0

I am looking to perform the equivalent of SQL UNION within one pipeline, in Data Fusion. I do not see a plugin named UNION.

Can I achieve this functionality using any other existing plugin? Can I leverage a plugin designed for another purpose, to achieve this function?

What are my alternatives, if this function is not directly made available within Data Fusion?

Data is all structured, extracted from CSV and Relational tables. For schema, its assumed that they have the same schema, which is the requirement for SQL UNION.

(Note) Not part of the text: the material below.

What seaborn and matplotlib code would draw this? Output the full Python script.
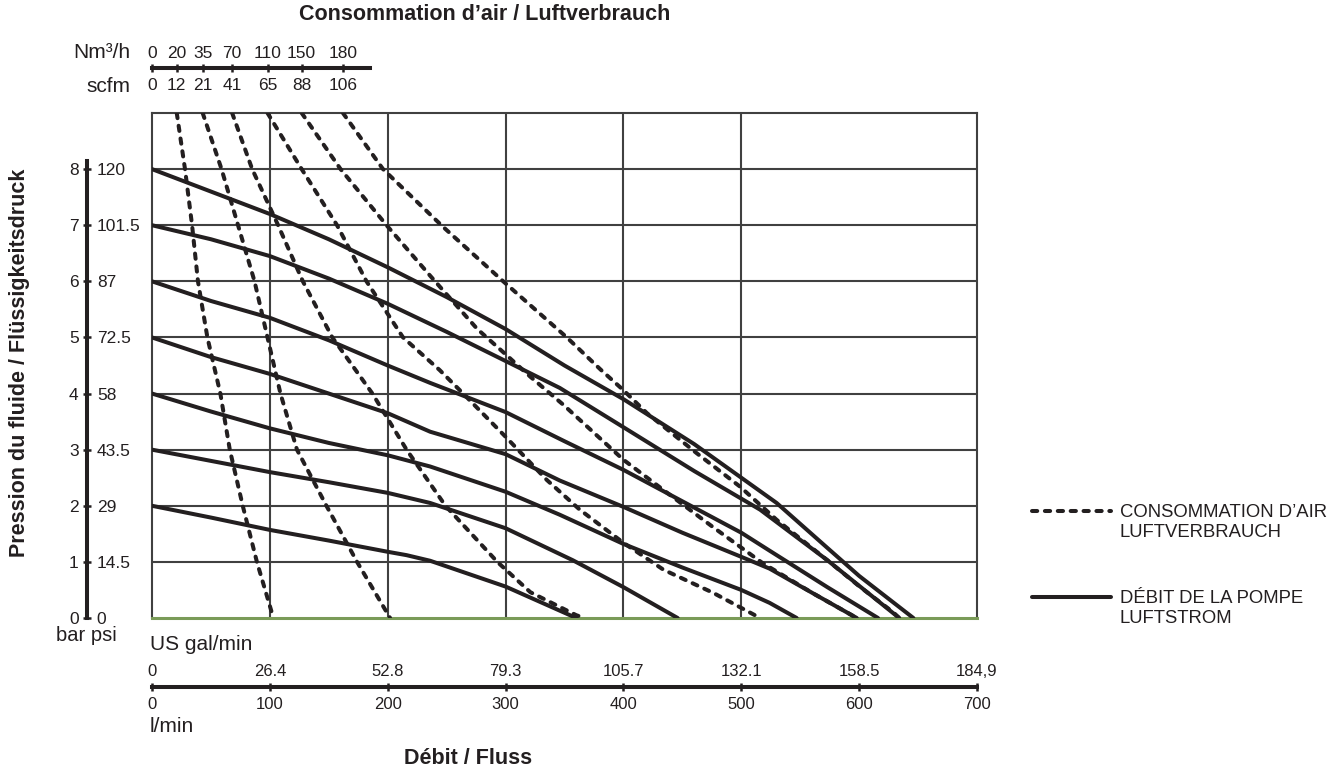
import numpy as np
import pandas as pd
import matplotlib
matplotlib.use("Agg")
import matplotlib.pyplot as plt
from matplotlib.lines import Line2D
import seaborn as sns

# ---- data (flow in l/min, pressure in bar) ----
# air consumption curves (dashed), named by Nm3/h
air20_flow = [21, 28, 34, 39, 47, 58, 66, 77, 89, 103]
air20_bar = [9, 8, 7, 6, 5, 4, 3, 2, 1, 0]
air35_flow = [43, 59, 73, 87, 98, 109, 123, 148, 174, 202]
air35_bar = [9, 8, 7, 6, 5, 4, 3, 2, 1, 0]
air70_flow = [68, 85, 107, 128, 153, 187, 216, 249, 293, 321, 360, 367]
air70_bar = [9, 8, 7, 6, 5, 4, 3, 2, 1, 0.46, 0.05, 0]
air110_flow = [98, 127, 157, 182, 213, 244, 264, 300, 335, 363, 400, 434, 476, 516]
air110_bar = [9, 8, 7, 6, 5, 4.42, 4, 3.23, 2.46, 1.93, 1.34, 0.86, 0.45, 0]
air150_flow = [127, 160, 199, 236, 276, 300, 321, 349, 400, 434, 476, 518, 560, 598]
air150_bar = [9, 8, 7, 6.1, 5.15, 4.7, 4.3, 3.8, 2.82, 2.28, 1.62, 0.98, 0.45, 0]
air180_flow = [162, 196, 247, 298, 352, 381, 400, 420, 462, 499, 530, 573, 601, 629, 634]
air180_bar = [9, 8, 6.97, 6, 5, 4.42, 4.06, 3.65, 2.94, 2.34, 1.75, 1.03, 0.55, 0.1, 0]

# pump flow curves (solid), named by air pressure
pump8_flow = [0, 50, 100, 150, 200, 250, 300, 350, 400, 460, 500, 530, 573, 600, 646]
pump8_bar = [8, 7.6, 7.2, 6.75, 6.25, 5.72, 5.15, 4.5, 3.9, 3.1, 2.5, 2.05, 1.25, 0.75, 0]
pump7_flow = [0, 50, 100, 150, 200, 250, 300, 346, 400, 460, 516, 573, 634]
pump7_bar = [7, 6.75, 6.45, 6.05, 5.6, 5.1, 4.58, 4.1, 3.4, 2.62, 1.93, 1.03, 0]
pump6_flow = [0, 50, 100, 150, 200, 236, 300, 350, 400, 450, 500, 524, 573, 616]
pump6_bar = [6, 5.65, 5.35, 4.95, 4.5, 4.19, 3.67, 3.15, 2.64, 2.08, 1.52, 1.2, 0.55, 0]
pump5_flow = [0, 50, 100, 150, 200, 236, 300, 346, 400, 450, 500, 524, 560, 598]
pump5_bar = [5, 4.65, 4.35, 4.0, 3.65, 3.32, 2.92, 2.45, 1.98, 1.52, 1.09, 0.88, 0.45, 0]
pump4_flow = [0, 50, 100, 150, 200, 236, 300, 346, 400, 450, 500, 524, 547]
pump4_bar = [4, 3.68, 3.38, 3.12, 2.9, 2.7, 2.25, 1.84, 1.32, 0.9, 0.5, 0.27, 0]
pump3_flow = [0, 50, 100, 150, 200, 236, 300, 357, 400, 446]
pump3_bar = [3, 2.8, 2.6, 2.42, 2.23, 2.05, 1.6, 1.03, 0.55, 0]
pump2_flow = [0, 50, 100, 150, 200, 216, 236, 300, 360]
pump2_bar = [2, 1.79, 1.57, 1.38, 1.18, 1.12, 1.02, 0.56, 0]

# scales
bar_ticks = [0, 1, 2, 3, 4, 5, 6, 7, 8]
psi_labels = ["0", "14.5", "29", "43.5", "58", "72.5", "87", "101.5", "120"]
lmin_ticks = [0, 100, 200, 300, 400, 500, 600, 700]
gal_labels = ["0", "26.4", "52.8", "79.3", "105.7", "132.1", "158.5", "184,9"]
nm3h_labels = ["0", "20", "35", "70", "110", "150", "180"]
scfm_labels = ["0", "12", "21", "41", "65", "88", "106"]

air_curves = [("20", air20_flow, air20_bar), ("35", air35_flow, air35_bar),
              ("70", air70_flow, air70_bar), ("110", air110_flow, air110_bar),
              ("150", air150_flow, air150_bar), ("180", air180_flow, air180_bar)]
pump_curves = [("8", pump8_flow, pump8_bar), ("7", pump7_flow, pump7_bar),
               ("6", pump6_flow, pump6_bar), ("5", pump5_flow, pump5_bar),
               ("4", pump4_flow, pump4_bar), ("3", pump3_flow, pump3_bar),
               ("2", pump2_flow, pump2_bar)]

rows = []
for name, fl, pr in air_curves:
	for f, p in zip(fl, pr):
		rows.append(dict(flow=f, bar=p, curve="air" + name, kind="air"))
for name, fl, pr in pump_curves:
	for f, p in zip(fl, pr):
		rows.append(dict(flow=f, bar=p, curve="pump" + name, kind="pump"))
df = pd.DataFrame(rows)

sns.set_style("white")
plt.rcParams.update({
	"font.family": ["Liberation Sans", "DejaVu Sans"],
	"lines.dash_capstyle": "round",
	"lines.solid_capstyle": "round",
})

W, H = 1343, 771
def fx(px):
	return px / W
def fy(py):
	return 1 - py / H

ink = "#231f20"
gridc = "#404040"
lw_curve = 2.9

fig = plt.figure(figsize=(W / 100, H / 100), dpi=100)

# main plot area
ax = fig.add_axes([fx(152), fy(618), fx(977) - fx(152), fy(113) - fy(618)])
sns.lineplot(data=df, x="flow", y="bar", units="curve", estimator=None, sort=False,
	style="kind", dashes={"air": (1.3, 1.9), "pump": ""}, color=ink,
	linewidth=lw_curve, legend=False, ax=ax, zorder=3)
ax.set_xlim(0, 700)
ax.set_ylim(0, 9)
ax.set_xticks([100, 200, 300, 400, 500])
ax.set_yticks(bar_ticks[1:])
ax.tick_params(length=0, labelbottom=False, labelleft=False)
ax.grid(True, color=gridc, linewidth=1.5)
ax.set_axisbelow(True)
ax.set_xlabel("")
ax.set_ylabel("")
for s in ["left", "top", "right"]:
	ax.spines[s].set_color(gridc)
	ax.spines[s].set_linewidth(1.5)
ax.spines["bottom"].set_color("#7a9b58")
ax.spines["bottom"].set_linewidth(2.2)

# pressure scale on the left (bar / psi)
ax_p = fig.add_axes([fx(87), fy(618), 1e-4, fy(113) - fy(618)])
ax_p.set_ylim(0, 9)
ax_p.patch.set_visible(False)
for s in ["top", "right", "bottom"]:
	ax_p.spines[s].set_visible(False)
ax_p.spines["left"].set_bounds(0, 8.15)
ax_p.spines["left"].set_linewidth(2.9)
ax_p.spines["left"].set_color(ink)
ax_p.set_xticks([])
ax_p.set_yticks(bar_ticks)
ax_p.set_yticklabels([str(b) for b in bar_ticks])
ax_p.tick_params(axis="y", direction="inout", length=6, width=1.8, color=ink, pad=3,
	labelsize=12.5, labelcolor=ink)
ax_p2 = ax_p.twinx()
ax_p2.set_ylim(0, 9)
for s in ax_p2.spines.values():
	s.set_visible(False)
ax_p2.set_yticks(bar_ticks)
ax_p2.set_yticklabels(psi_labels)
ax_p2.tick_params(axis="y", length=0, pad=7, labelsize=12.5, labelcolor=ink)

# air consumption scale on top (Nm3/h / scfm)
air_pos = [0] + [c[1][0] for c in air_curves]
ax_air = fig.add_axes([fx(152), fy(68), fx(977) - fx(152), 1e-4])
ax_air.set_xlim(0, 700)
ax_air.patch.set_visible(False)
for s in ["top", "right", "left"]:
	ax_air.spines[s].set_visible(False)
ax_air.spines["bottom"].set_bounds(0, 185)
ax_air.spines["bottom"].set_linewidth(2.9)
ax_air.spines["bottom"].set_color(ink)
ax_air.set_yticks([])
ax_air.set_xticks(air_pos)
ax_air.set_xticklabels(scfm_labels)
ax_air.tick_params(axis="x", direction="inout", length=6, width=1.8, color=ink, pad=4.5,
	labelsize=12.5, labelcolor=ink)
ax_air2 = ax_air.twiny()
ax_air2.set_xlim(0, 700)
for s in ax_air2.spines.values():
	s.set_visible(False)
ax_air2.set_xticks(air_pos)
ax_air2.set_xticklabels(nm3h_labels)
ax_air2.tick_params(axis="x", length=0, pad=5, labelsize=12.5, labelcolor=ink)

# flow scale at the bottom (l/min / US gal/min)
ax_q = fig.add_axes([fx(152), fy(687), fx(977) - fx(152), 1e-4])
ax_q.set_xlim(0, 700)
ax_q.patch.set_visible(False)
for s in ["top", "right", "left"]:
	ax_q.spines[s].set_visible(False)
ax_q.spines["bottom"].set_linewidth(2.9)
ax_q.spines["bottom"].set_color(ink)
ax_q.set_yticks([])
ax_q.set_xticks(lmin_ticks)
ax_q.set_xticklabels([str(v) for v in lmin_ticks])
ax_q.tick_params(axis="x", direction="inout", length=6, width=1.8, color=ink, pad=4.5,
	labelsize=12, labelcolor=ink)
ax_q2 = ax_q.twiny()
ax_q2.set_xlim(0, 700)
for s in ax_q2.spines.values():
	s.set_visible(False)
ax_q2.set_xticks(lmin_ticks)
ax_q2.set_xticklabels(gal_labels)
ax_q2.tick_params(axis="x", length=0, pad=5.5, labelsize=12, labelcolor=ink)

# texts
bold = dict(fontsize=15.5, fontweight="bold", color=ink)
fig.text(fx(485), fy(15), "Consommation d’air / Luftverbrauch", ha="center", va="center", **bold)
fig.text(fx(20), fy(363), "Pression du fluide / Flüssigkeitsdruck", ha="center", va="center",
	rotation=90, **bold)
fig.text(fx(468), fy(758), "Débit / Fluss", ha="center", va="center", **bold)
fig.text(fx(130), fy(52), "Nm³/h", ha="right", va="center", fontsize=15, color=ink)
fig.text(fx(130), fy(87), "scfm", ha="right", va="center", fontsize=15, color=ink)
fig.text(fx(150), fy(645), "US gal/min", ha="left", va="center", fontsize=15, color=ink)
fig.text(fx(150), fy(727), "l/min", ha="left", va="center", fontsize=15, color=ink)
fig.text(fx(86), fy(626), "bar psi", ha="center", va="top", fontsize=14.5, color=ink)

# legend
dash_h = Line2D([], [], color=ink, linewidth=lw_curve, dashes=(1.3, 1.9), dash_capstyle="round")
solid_h = Line2D([], [], color=ink, linewidth=lw_curve)
blank_h = Line2D([], [], linestyle="none")
leg_kw = dict(loc="upper left", frameon=False, borderpad=0, borderaxespad=0,
	handlelength=4.3, handletextpad=0.45, labelspacing=0.15,
	prop=dict(size=13.3), labelcolor=ink)
fig.legend([dash_h, blank_h], ["CONSOMMATION D’AIR", "LUFTVERBRAUCH"],
	bbox_to_anchor=(fx(1032), fy(504)), **leg_kw)
fig.legend([solid_h, blank_h], ["DÉBIT DE LA POMPE", "LUFTSTROM"],
	bbox_to_anchor=(fx(1032), fy(590)), **leg_kw)

plt.savefig("out.png", dpi=100)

I am assuming, stage the data in a BQ table, with APPEND mode, and then perform additional transformations in a separate pipeline?

Ravi
  • 11
  • 2
  • Could you give more information about your data? what type files are you combining? Do they have the same structure/schema for both files? – Sakshi Gatyan Mar 02 '23 at 14:51
  • Data is all structured, extracted from CSV and Relational tables. For schema, its assumed that they have the same schema, which is the requirement for SQL UNION. – Ravi Mar 02 '23 at 16:04
  • Did you have a look at this [thread](https://stackoverflow.com/questions/55824910/how-to-union-multiple-csv-files-with-the-same-structure-in-cloud-data-fusion)? – Sakshi Gatyan Mar 06 '23 at 08:18
  • Though there is no explicit plugin to perform UNION, wrangler is capable of accepting 2 input links and write to a sink, achieving UNION functionality. Please refer to the link in Sakshi Gatyan`s response. – Ravi Mar 17 '23 at 02:47

1 Answers1

0

By default if you are reading from multiple sources with same schema, they are treated as union. If the schema is different, you can use wrangler plugin to make the schema same before writing to sinks. Hope this helps

vinisha
  • 136
  • 3